◆ Aim of the task ◆
Your task is to transcribe all of the records exactly and leave out the pictures.

◆ Input rows ◆
● ● ● ● ● ● ●

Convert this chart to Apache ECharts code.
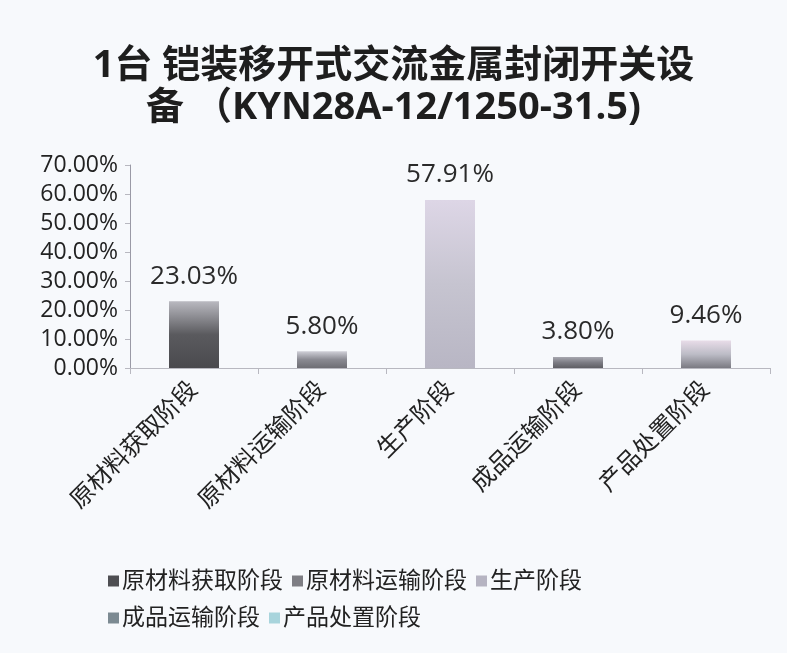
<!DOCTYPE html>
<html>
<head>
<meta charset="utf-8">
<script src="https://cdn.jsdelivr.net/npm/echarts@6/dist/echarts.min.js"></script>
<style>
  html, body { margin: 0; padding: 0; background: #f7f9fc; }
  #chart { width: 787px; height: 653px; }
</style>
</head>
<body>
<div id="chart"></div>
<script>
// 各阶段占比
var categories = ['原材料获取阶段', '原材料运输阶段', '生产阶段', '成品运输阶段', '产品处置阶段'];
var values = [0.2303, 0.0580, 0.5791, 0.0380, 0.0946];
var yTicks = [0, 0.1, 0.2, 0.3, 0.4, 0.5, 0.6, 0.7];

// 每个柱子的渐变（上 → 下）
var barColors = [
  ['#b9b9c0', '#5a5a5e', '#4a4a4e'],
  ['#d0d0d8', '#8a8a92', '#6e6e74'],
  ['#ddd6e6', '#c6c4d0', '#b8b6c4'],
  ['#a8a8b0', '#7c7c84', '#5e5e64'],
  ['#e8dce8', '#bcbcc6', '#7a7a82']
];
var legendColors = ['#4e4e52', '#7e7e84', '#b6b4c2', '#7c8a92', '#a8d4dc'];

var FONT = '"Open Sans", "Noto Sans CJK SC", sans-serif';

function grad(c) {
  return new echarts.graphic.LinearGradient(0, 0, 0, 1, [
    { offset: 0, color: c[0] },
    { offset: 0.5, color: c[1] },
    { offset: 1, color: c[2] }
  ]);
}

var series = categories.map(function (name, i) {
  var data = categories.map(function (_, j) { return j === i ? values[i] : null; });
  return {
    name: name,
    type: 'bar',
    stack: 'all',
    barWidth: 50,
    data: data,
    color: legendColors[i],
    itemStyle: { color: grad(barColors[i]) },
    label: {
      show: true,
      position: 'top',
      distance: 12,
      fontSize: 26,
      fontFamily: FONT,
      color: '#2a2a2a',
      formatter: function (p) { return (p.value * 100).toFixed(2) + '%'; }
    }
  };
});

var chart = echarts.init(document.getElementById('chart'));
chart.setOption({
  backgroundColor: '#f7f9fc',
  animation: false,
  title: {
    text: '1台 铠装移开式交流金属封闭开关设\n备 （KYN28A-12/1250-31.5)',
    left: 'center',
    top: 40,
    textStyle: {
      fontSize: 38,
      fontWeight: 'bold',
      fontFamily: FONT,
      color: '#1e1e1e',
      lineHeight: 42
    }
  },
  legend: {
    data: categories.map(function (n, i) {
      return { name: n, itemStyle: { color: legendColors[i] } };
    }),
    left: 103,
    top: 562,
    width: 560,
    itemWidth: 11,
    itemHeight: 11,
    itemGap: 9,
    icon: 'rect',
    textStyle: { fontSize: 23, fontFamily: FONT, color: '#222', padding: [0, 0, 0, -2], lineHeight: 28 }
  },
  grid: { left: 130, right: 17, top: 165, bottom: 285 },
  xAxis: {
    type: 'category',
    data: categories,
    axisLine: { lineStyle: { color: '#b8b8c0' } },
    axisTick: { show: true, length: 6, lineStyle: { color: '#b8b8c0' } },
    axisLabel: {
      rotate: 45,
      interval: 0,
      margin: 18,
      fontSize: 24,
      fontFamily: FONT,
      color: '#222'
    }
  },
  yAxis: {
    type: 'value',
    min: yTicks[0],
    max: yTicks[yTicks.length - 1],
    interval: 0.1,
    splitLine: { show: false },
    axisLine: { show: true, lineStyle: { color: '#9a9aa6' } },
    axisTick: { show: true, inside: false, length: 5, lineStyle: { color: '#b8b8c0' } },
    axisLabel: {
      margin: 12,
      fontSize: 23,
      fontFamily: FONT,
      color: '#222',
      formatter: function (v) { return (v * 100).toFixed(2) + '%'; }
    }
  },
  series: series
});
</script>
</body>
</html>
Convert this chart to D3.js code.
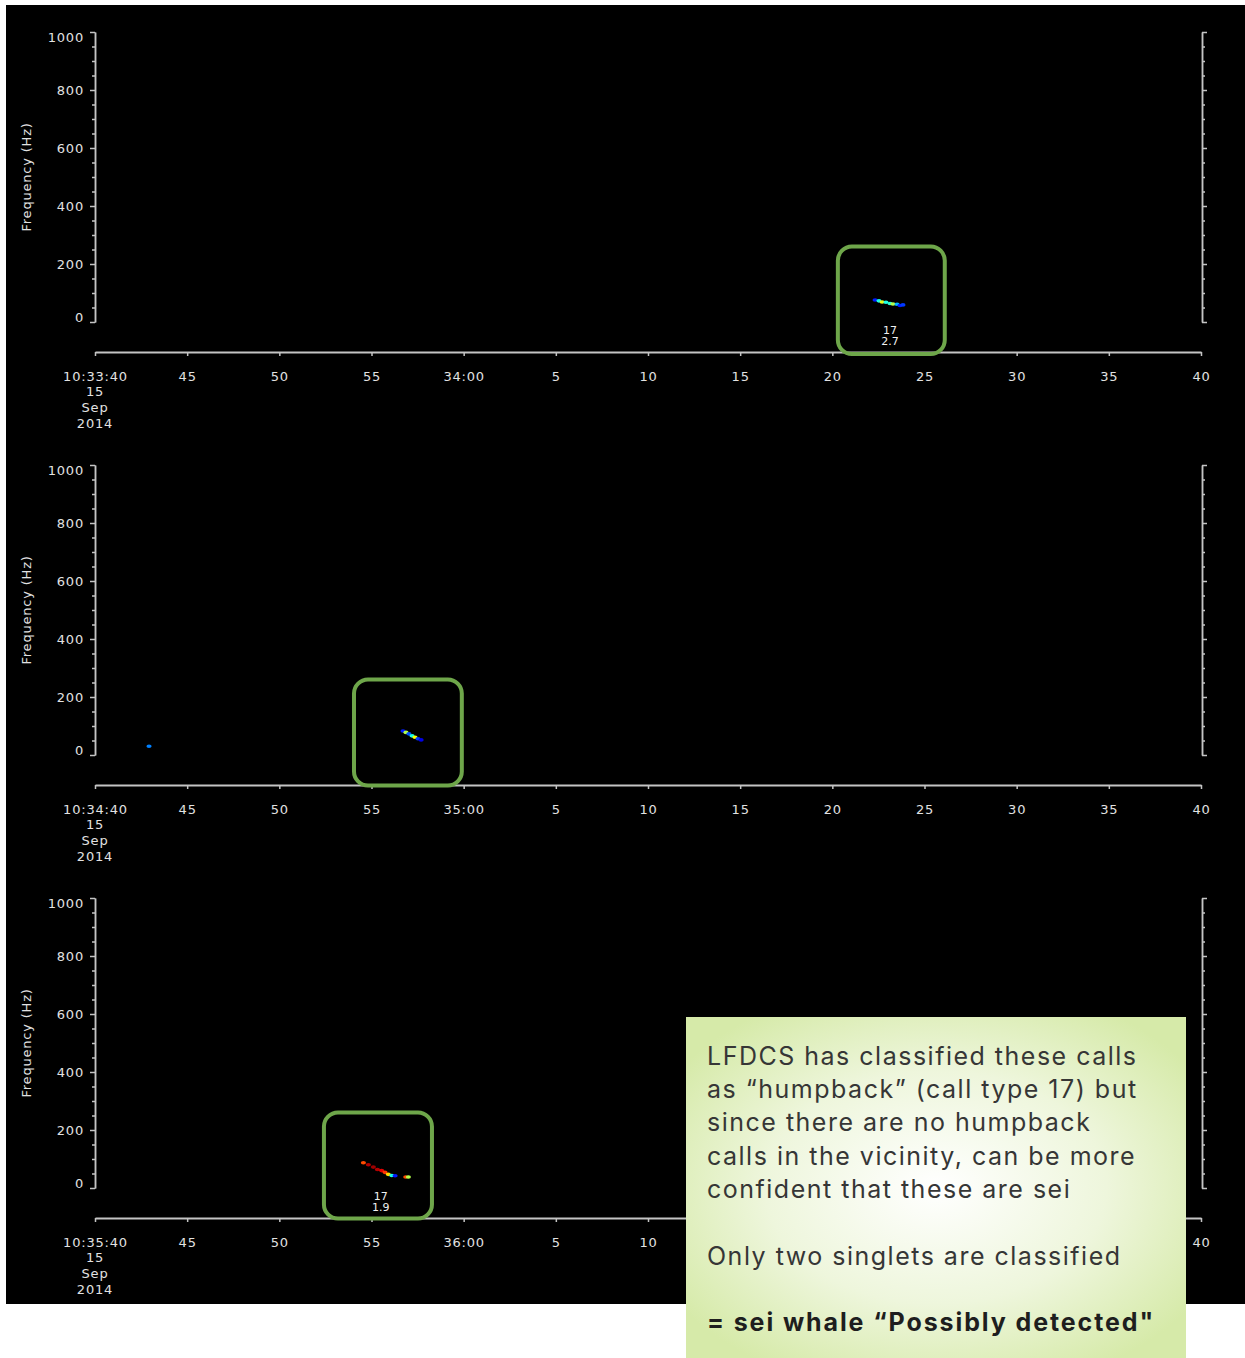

● ● ● ● ● ● ●

◆ Completed task ◆
Convert this chart to Apache ECharts code.
<!DOCTYPE html>
<html>
<head>
<meta charset="utf-8">
<script src="https://cdn.jsdelivr.net/npm/echarts@6/dist/echarts.min.js"></script>
<style>
  html, body { margin: 0; padding: 0; background: #f7f9fc; }
  #chart { width: 787px; height: 653px; }
</style>
</head>
<body>
<div id="chart"></div>
<script>
// 各阶段占比
var categories = ['原材料获取阶段', '原材料运输阶段', '生产阶段', '成品运输阶段', '产品处置阶段'];
var values = [0.2303, 0.0580, 0.5791, 0.0380, 0.0946];
var yTicks = [0, 0.1, 0.2, 0.3, 0.4, 0.5, 0.6, 0.7];

// 每个柱子的渐变（上 → 下）
var barColors = [
  ['#b9b9c0', '#5a5a5e', '#4a4a4e'],
  ['#d0d0d8', '#8a8a92', '#6e6e74'],
  ['#ddd6e6', '#c6c4d0', '#b8b6c4'],
  ['#a8a8b0', '#7c7c84', '#5e5e64'],
  ['#e8dce8', '#bcbcc6', '#7a7a82']
];
var legendColors = ['#4e4e52', '#7e7e84', '#b6b4c2', '#7c8a92', '#a8d4dc'];

var FONT = '"Open Sans", "Noto Sans CJK SC", sans-serif';

function grad(c) {
  return new echarts.graphic.LinearGradient(0, 0, 0, 1, [
    { offset: 0, color: c[0] },
    { offset: 0.5, color: c[1] },
    { offset: 1, color: c[2] }
  ]);
}

var series = categories.map(function (name, i) {
  var data = categories.map(function (_, j) { return j === i ? values[i] : null; });
  return {
    name: name,
    type: 'bar',
    stack: 'all',
    barWidth: 50,
    data: data,
    color: legendColors[i],
    itemStyle: { color: grad(barColors[i]) },
    label: {
      show: true,
      position: 'top',
      distance: 12,
      fontSize: 26,
      fontFamily: FONT,
      color: '#2a2a2a',
      formatter: function (p) { return (p.value * 100).toFixed(2) + '%'; }
    }
  };
});

var chart = echarts.init(document.getElementById('chart'));
chart.setOption({
  backgroundColor: '#f7f9fc',
  animation: false,
  title: {
    text: '1台 铠装移开式交流金属封闭开关设\n备 （KYN28A-12/1250-31.5)',
    left: 'center',
    top: 40,
    textStyle: {
      fontSize: 38,
      fontWeight: 'bold',
      fontFamily: FONT,
      color: '#1e1e1e',
      lineHeight: 42
    }
  },
  legend: {
    data: categories.map(function (n, i) {
      return { name: n, itemStyle: { color: legendColors[i] } };
    }),
    left: 103,
    top: 562,
    width: 560,
    itemWidth: 11,
    itemHeight: 11,
    itemGap: 9,
    icon: 'rect',
    textStyle: { fontSize: 23, fontFamily: FONT, color: '#222', padding: [0, 0, 0, -2], lineHeight: 28 }
  },
  grid: { left: 130, right: 17, top: 165, bottom: 285 },
  xAxis: {
    type: 'category',
    data: categories,
    axisLine: { lineStyle: { color: '#b8b8c0' } },
    axisTick: { show: true, length: 6, lineStyle: { color: '#b8b8c0' } },
    axisLabel: {
      rotate: 45,
      interval: 0,
      margin: 18,
      fontSize: 24,
      fontFamily: FONT,
      color: '#222'
    }
  },
  yAxis: {
    type: 'value',
    min: yTicks[0],
    max: yTicks[yTicks.length - 1],
    interval: 0.1,
    splitLine: { show: false },
    axisLine: { show: true, lineStyle: { color: '#9a9aa6' } },
    axisTick: { show: true, inside: false, length: 5, lineStyle: { color: '#b8b8c0' } },
    axisLabel: {
      margin: 12,
      fontSize: 23,
      fontFamily: FONT,
      color: '#222',
      formatter: function (v) { return (v * 100).toFixed(2) + '%'; }
    }
  },
  series: series
});
</script>
</body>
</html>
Convert this chart to D3.js code.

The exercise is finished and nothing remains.